OP, you haven't stated in which way (ways) you aren't treating your wife well. More info = more accurate advice.

"I'm 32, and you know who I find sexy? Don't laugh. Clint Eastwood Seriously." lol, lol, lol... (sorry). Sean Connery? Now, you're talking.


----------



## committed4ever (Nov 13, 2012)

Personally I look forward to see my H continue to mature. Although I have know him since I was 14 and he was 18 we have only been together since we were 18 and 22. I have see him continue to improve himself over these ten years and that continue my very strong attraction to him. 

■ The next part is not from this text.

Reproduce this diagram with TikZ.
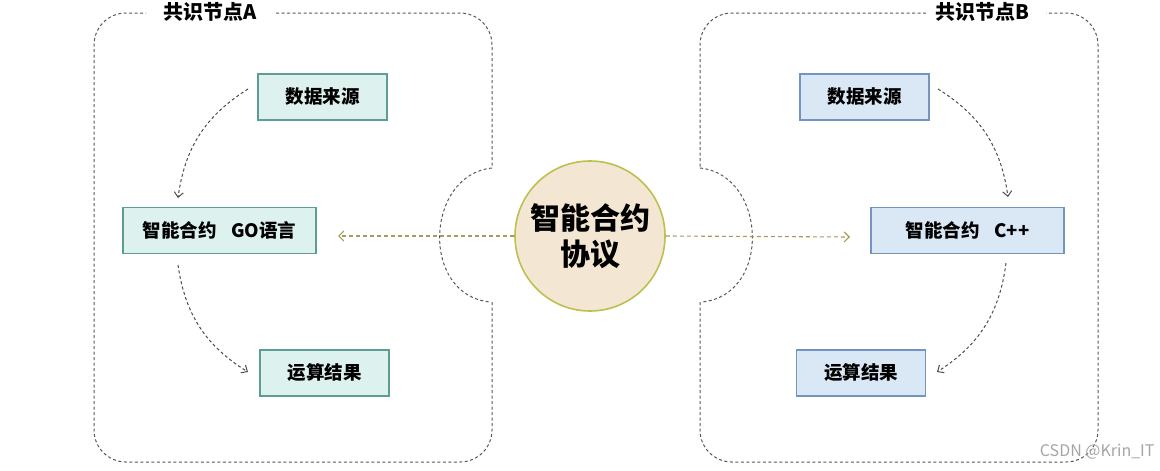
\documentclass[tikz,border=0pt]{standalone}
\usepackage{fontspec}
\setmainfont{Noto Sans CJK SC}
\usetikzlibrary{arrows.meta}
\definecolor{tealfill}{HTML}{DDF2EE}
\definecolor{tealline}{HTML}{5E9C96}
\definecolor{bluefill}{HTML}{DAE7F5}
\definecolor{blueline}{HTML}{7394BE}
\definecolor{circfill}{HTML}{F3E7D3}
\definecolor{circline}{HTML}{BCC04E}
\definecolor{olive}{HTML}{A89A5C}
\tikzset{
  frame/.style={draw=black!65, dashed, dash pattern=on 3pt off 2.5pt, line width=1pt},
  boxA/.style={draw=tealline, fill=tealfill, line width=1.2pt, minimum height=46pt, font=\fontsize{18.5}{21}\selectfont\bfseries, inner sep=0pt},
  boxB/.style={draw=blueline, fill=bluefill, line width=1.2pt, minimum height=46pt, font=\fontsize{18.5}{21}\selectfont\bfseries, inner sep=0pt},
  flow/.style={draw=black!70, dashed, dash pattern=on 3pt off 2.5pt, line width=1pt, -{Straight Barb[length=5pt,width=9pt]}},
  link/.style={draw=olive, dashed, dash pattern=on 4pt off 3pt, line width=1.1pt, -{Straight Barb[length=5pt,width=10pt]}},
  title/.style={font=\fontsize{20}{22}\selectfont\bfseries, inner sep=1pt}
}
\begin{document}
\begin{tikzpicture}[x=1pt,y=-1pt]
\fill[white] (0,0) rectangle (1160,471);
\useasboundingbox (0,0) rectangle (1160,471);
% frame A
\draw[frame, rounded corners=32] (276,13) -- (492,13) -- (492,168);
\draw[frame] (492,168) .. controls (425,175) and (420,295) .. (490,302);
\draw[frame, rounded corners=32] (492,302) -- (492,462) -- (94,462) -- (94,13) -- (146,13);
\node[title] (tA) at (210,12) {共识节点A};
% frame B
\draw[frame, rounded corners=32] (926,13) -- (700,13) -- (700,168);
\draw[frame] (700,168) .. controls (767,175) and (772,295) .. (702,302);
\draw[frame, rounded corners=32] (700,302) -- (700,462) -- (1098,462) -- (1098,13) -- (1046,13);
\node[title] (tB) at (982,12) {共识节点B};
% left boxes
\node[boxA, minimum width=129pt] (a1) at (322.5,97) {数据来源};
\node[boxA, minimum width=193pt] (a2) at (219.5,230.5) {智能合约\hspace{0.8em}GO语言};
\node[boxA, minimum width=129pt] (a3) at (324.5,373) {运算结果};
% right boxes
\node[boxB, minimum width=129pt] (b1) at (864.5,97) {数据来源};
\node[boxB, minimum width=193pt] (b2) at (967.5,230.5) {智能合约\hspace{0.8em}C++};
\node[boxB, minimum width=129pt] (b3) at (861,373) {运算结果};
% circle
\node[circle, draw=circline, fill=circfill, line width=1.6pt, minimum size=150pt, align=center,
      font=\fontsize{30}{36}\selectfont\bfseries] (c) at (590,236) {智能合约\\协议};
% flows
\coordinate (a1s) at (248,89); \coordinate (a2e) at (178,198);
\coordinate (a2s) at (178,265); \coordinate (a3e) at (248,372);
\draw[flow] (a1s) to[bend right=25] (a2e);
\draw[flow] (a2s) to[bend right=25] (a3e);
\coordinate (b1s) at (938,89); \coordinate (b2e) at (1008,197);
\coordinate (b2s) at (1006,263); \coordinate (b3e) at (937,372);
\draw[flow] (b1s) to[bend left=25] (b2e);
\draw[flow] (b2s) to[bend left=25] (b3e);
% links
\coordinate (lA) at (338,236); \coordinate (lB) at (850,237);
\draw[link] (c.west) -- (lA);
\draw[link] (c.east) -- (lB);
\node[font=\fontsize{16}{18}\selectfont, text=black!35, anchor=east] (wm) at (1158,452) {CSDN @Krin\_IT};
\end{tikzpicture}
\end{document}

Women want a man who is always confident in being the best he can be and who inspire and encourage each other to be the best they can be. Some women may not know this on a conscious level and when they don't get this start looking for something else. They may only deal with themselves and other on a shallow level so the other thing they search for is shallow - looks and youth. However if you build yourself up to be that confidential person because you put in the hard work to get there then maybe she will appreciate you. Or maybe not but at least you will know you continue to work on yourself and it won't matter what she think.


----------



## HereToCollaboratewithOthe (Sep 2, 2013)

Thank you to all of you fine insightful and caring people, including those of you I thanked before As well as Comitted4ever, mablanc, CaribbeanMan, AlphaOmega, GreenPearl, Nancy Ramos, and Entropy 3000.

Your support, your ideas, your perspective, and your insight have been super helpful for helping me think through my marriage and what I need to do to fix it.

Other than folks responding to emails we are all strangers - yet you guys have really helped. 

We gear in the news every day how Facebook supports divorce and cheating and Social Media gets a bad name, yet in this case you are truly helping.

Thank You all. You are with honor.


----------